▶ [Exercise details]
Leave the pictures out and retype the lines from the beginning through the line with "type Pt = [number, number];", both ends included.

********************

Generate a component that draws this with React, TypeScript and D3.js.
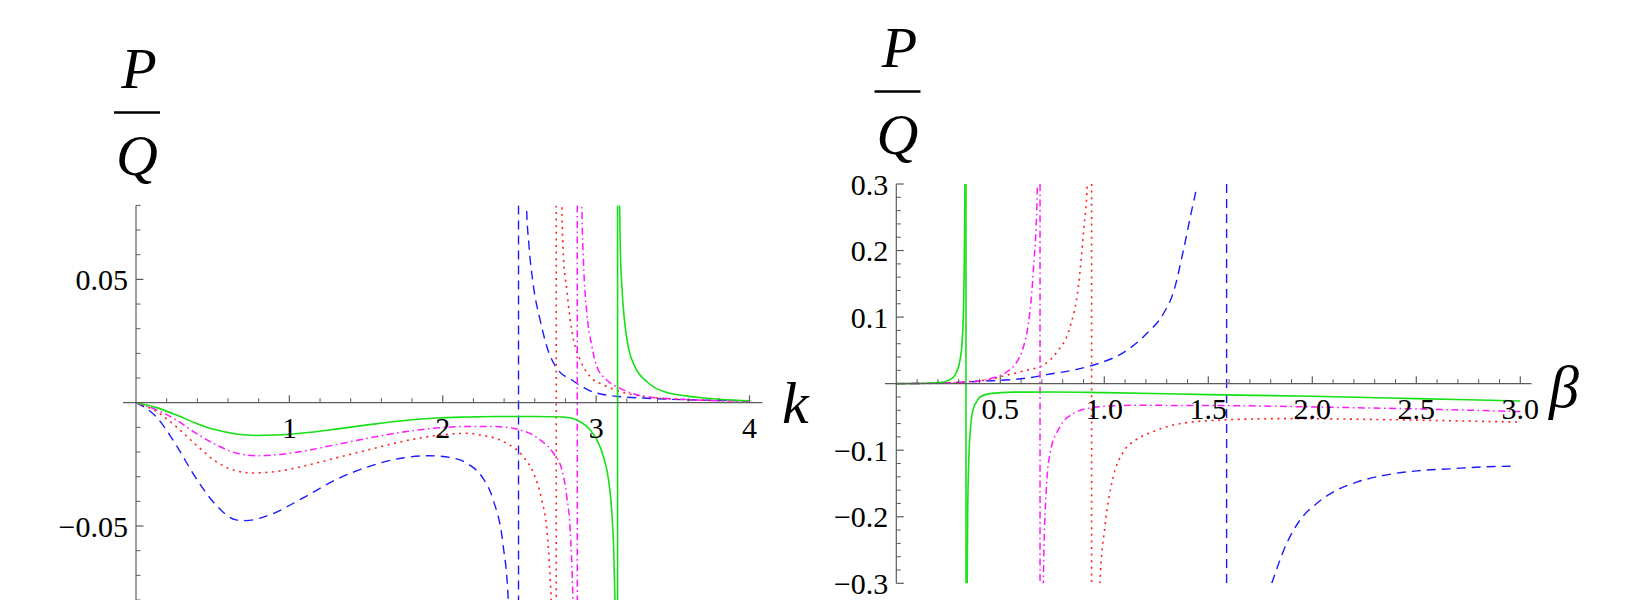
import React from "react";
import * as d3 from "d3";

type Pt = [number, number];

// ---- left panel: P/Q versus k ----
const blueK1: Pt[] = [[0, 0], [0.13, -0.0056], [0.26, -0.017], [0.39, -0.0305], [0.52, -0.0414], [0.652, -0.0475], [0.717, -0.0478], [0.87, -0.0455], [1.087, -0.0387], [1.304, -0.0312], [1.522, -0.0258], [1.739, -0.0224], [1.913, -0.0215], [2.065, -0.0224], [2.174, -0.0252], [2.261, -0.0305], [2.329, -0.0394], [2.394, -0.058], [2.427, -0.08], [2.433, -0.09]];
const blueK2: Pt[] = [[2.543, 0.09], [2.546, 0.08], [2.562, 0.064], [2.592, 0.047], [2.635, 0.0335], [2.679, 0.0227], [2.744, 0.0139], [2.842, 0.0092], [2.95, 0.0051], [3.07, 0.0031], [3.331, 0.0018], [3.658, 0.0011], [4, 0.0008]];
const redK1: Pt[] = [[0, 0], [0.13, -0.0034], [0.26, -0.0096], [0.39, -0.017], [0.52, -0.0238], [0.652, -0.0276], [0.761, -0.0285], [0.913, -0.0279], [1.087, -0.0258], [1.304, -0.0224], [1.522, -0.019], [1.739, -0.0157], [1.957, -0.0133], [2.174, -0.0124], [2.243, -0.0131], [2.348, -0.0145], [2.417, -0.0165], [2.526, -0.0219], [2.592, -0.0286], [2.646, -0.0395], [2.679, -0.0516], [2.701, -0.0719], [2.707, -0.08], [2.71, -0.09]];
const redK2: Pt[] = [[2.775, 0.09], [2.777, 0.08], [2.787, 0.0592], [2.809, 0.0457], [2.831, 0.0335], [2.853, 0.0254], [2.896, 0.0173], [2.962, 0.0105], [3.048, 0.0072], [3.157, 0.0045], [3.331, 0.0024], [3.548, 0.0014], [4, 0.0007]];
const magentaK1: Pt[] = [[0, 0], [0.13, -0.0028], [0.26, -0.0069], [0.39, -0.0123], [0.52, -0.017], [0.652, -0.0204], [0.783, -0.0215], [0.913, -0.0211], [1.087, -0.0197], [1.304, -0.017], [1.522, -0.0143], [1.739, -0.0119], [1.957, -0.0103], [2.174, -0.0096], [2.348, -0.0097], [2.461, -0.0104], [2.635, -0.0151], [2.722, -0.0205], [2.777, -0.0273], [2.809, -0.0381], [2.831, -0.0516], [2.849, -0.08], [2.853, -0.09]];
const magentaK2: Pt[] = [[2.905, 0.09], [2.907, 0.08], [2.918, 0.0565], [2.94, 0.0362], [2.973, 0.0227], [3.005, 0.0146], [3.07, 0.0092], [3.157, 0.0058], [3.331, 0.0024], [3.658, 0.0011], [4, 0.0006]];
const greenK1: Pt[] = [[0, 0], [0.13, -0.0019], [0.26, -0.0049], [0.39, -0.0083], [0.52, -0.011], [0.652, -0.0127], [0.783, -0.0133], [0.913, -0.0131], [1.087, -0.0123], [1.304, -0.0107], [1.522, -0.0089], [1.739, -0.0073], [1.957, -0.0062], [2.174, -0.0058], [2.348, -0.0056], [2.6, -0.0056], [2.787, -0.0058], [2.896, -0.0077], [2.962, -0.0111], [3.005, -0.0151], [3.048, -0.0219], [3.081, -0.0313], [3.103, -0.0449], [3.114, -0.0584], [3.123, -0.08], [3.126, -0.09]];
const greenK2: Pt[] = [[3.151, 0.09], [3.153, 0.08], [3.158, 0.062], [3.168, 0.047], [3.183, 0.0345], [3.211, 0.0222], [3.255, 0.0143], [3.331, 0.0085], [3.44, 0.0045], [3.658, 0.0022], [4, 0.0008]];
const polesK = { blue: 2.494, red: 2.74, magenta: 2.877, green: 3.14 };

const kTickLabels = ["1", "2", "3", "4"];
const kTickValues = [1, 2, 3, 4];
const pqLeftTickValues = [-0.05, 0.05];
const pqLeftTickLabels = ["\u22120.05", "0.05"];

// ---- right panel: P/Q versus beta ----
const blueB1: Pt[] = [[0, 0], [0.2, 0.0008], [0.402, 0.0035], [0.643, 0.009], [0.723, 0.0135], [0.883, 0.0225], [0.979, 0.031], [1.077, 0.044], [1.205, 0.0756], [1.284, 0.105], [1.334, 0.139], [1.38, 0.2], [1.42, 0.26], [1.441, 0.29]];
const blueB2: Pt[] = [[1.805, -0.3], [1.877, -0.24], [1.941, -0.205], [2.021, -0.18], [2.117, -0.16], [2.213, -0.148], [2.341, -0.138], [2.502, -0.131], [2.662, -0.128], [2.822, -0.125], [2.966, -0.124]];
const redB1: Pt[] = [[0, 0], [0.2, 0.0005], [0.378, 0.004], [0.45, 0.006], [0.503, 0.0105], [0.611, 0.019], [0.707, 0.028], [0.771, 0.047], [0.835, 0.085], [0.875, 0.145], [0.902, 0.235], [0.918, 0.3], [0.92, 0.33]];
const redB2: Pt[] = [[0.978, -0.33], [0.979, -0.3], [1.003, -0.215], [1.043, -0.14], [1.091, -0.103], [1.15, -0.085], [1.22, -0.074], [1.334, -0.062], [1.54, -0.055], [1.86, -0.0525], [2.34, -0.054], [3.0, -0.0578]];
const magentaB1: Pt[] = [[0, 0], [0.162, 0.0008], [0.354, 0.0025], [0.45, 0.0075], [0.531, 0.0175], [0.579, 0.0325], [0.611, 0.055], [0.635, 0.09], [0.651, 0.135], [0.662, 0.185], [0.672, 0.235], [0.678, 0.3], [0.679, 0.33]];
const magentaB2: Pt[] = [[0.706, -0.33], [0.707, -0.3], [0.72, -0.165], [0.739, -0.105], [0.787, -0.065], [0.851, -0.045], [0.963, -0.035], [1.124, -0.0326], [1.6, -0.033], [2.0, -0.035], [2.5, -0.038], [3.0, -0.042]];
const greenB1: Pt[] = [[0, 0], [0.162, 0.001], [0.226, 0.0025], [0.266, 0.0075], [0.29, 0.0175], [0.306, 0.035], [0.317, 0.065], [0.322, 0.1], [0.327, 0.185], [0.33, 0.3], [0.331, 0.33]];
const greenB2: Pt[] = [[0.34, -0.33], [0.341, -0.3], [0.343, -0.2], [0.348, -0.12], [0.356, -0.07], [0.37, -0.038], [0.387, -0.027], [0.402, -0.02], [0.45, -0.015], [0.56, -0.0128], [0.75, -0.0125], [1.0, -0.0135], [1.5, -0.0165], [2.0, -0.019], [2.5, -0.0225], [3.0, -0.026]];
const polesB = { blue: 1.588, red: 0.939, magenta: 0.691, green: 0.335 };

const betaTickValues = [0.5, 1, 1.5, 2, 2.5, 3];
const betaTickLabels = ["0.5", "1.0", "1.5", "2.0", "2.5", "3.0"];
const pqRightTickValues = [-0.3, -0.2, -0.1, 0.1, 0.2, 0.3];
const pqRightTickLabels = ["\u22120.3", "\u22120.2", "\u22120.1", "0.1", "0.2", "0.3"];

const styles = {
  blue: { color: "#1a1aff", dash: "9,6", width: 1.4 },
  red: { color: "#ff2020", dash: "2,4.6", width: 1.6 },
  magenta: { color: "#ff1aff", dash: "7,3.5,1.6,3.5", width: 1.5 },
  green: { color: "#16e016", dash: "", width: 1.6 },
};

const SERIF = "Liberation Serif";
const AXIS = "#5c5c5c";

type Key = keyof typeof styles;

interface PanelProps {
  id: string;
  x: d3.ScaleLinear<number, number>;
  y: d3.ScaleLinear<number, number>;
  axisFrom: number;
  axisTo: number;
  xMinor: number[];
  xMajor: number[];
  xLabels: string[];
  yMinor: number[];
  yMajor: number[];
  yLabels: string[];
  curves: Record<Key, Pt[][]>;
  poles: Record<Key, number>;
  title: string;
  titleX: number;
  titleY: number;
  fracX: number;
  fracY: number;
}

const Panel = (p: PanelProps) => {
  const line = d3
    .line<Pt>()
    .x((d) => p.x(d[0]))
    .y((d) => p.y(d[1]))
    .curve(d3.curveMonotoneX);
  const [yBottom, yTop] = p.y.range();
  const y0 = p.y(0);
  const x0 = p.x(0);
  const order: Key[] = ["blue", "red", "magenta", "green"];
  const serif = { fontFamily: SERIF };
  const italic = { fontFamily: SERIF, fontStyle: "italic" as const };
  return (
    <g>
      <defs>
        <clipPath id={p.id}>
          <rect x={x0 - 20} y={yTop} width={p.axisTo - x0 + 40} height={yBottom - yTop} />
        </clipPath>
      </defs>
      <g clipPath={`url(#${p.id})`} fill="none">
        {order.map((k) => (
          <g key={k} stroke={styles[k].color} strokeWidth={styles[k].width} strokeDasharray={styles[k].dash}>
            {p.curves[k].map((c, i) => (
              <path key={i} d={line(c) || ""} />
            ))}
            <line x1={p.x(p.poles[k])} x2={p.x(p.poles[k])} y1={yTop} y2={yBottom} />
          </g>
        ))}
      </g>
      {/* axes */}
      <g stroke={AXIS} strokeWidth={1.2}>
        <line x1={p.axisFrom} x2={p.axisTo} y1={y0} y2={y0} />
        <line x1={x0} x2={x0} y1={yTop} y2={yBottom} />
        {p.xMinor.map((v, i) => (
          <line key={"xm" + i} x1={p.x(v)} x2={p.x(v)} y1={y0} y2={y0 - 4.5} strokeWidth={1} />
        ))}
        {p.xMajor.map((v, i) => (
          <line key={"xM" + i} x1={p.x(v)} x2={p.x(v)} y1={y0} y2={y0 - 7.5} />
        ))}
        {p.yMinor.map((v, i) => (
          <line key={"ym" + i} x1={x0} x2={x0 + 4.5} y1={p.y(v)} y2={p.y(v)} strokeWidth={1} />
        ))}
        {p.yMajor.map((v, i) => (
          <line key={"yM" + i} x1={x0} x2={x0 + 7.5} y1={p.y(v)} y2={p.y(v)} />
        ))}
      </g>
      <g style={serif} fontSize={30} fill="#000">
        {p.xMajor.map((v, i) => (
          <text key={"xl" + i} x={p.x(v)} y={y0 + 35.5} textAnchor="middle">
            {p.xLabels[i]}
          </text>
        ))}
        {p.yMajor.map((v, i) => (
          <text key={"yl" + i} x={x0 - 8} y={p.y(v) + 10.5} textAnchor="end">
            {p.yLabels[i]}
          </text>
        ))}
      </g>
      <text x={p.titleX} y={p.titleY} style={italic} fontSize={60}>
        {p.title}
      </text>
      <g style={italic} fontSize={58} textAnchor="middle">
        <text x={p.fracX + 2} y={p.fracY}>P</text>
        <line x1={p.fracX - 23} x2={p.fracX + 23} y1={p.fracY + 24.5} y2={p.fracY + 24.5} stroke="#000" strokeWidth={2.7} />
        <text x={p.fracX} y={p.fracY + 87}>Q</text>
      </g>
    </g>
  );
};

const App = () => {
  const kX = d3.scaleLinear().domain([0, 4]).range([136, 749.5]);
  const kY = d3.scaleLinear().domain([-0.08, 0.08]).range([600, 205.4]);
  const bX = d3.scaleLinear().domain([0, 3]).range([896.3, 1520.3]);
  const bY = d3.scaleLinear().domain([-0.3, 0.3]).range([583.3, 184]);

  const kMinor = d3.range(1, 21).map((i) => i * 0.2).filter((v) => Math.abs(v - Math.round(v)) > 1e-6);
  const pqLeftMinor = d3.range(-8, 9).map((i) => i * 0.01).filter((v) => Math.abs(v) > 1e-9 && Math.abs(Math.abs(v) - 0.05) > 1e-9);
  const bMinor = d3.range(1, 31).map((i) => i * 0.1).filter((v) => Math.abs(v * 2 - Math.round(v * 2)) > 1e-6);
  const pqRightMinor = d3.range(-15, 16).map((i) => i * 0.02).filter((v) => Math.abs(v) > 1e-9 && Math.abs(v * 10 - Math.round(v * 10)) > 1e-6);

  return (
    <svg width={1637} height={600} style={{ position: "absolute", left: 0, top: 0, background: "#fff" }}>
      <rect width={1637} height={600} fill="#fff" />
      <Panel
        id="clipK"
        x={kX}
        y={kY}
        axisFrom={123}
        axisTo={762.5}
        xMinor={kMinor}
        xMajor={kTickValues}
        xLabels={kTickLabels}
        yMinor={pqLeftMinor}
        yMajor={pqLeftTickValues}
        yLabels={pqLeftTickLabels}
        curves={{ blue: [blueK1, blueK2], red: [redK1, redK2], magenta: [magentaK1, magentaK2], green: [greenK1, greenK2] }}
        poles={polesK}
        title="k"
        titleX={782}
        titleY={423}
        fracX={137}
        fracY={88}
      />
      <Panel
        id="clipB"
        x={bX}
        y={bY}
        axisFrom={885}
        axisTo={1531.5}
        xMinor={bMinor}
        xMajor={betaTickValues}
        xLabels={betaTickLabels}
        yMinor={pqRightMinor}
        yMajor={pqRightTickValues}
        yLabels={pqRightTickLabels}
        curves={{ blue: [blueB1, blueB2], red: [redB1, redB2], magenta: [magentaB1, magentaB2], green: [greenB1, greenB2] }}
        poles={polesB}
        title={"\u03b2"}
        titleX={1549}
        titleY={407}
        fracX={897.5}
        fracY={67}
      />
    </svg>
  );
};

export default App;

********************

▶ [Task solution]
Generate a component that draws this with React, TypeScript and D3.js.
import React from "react";
import * as d3 from "d3";

type Pt = [number, number];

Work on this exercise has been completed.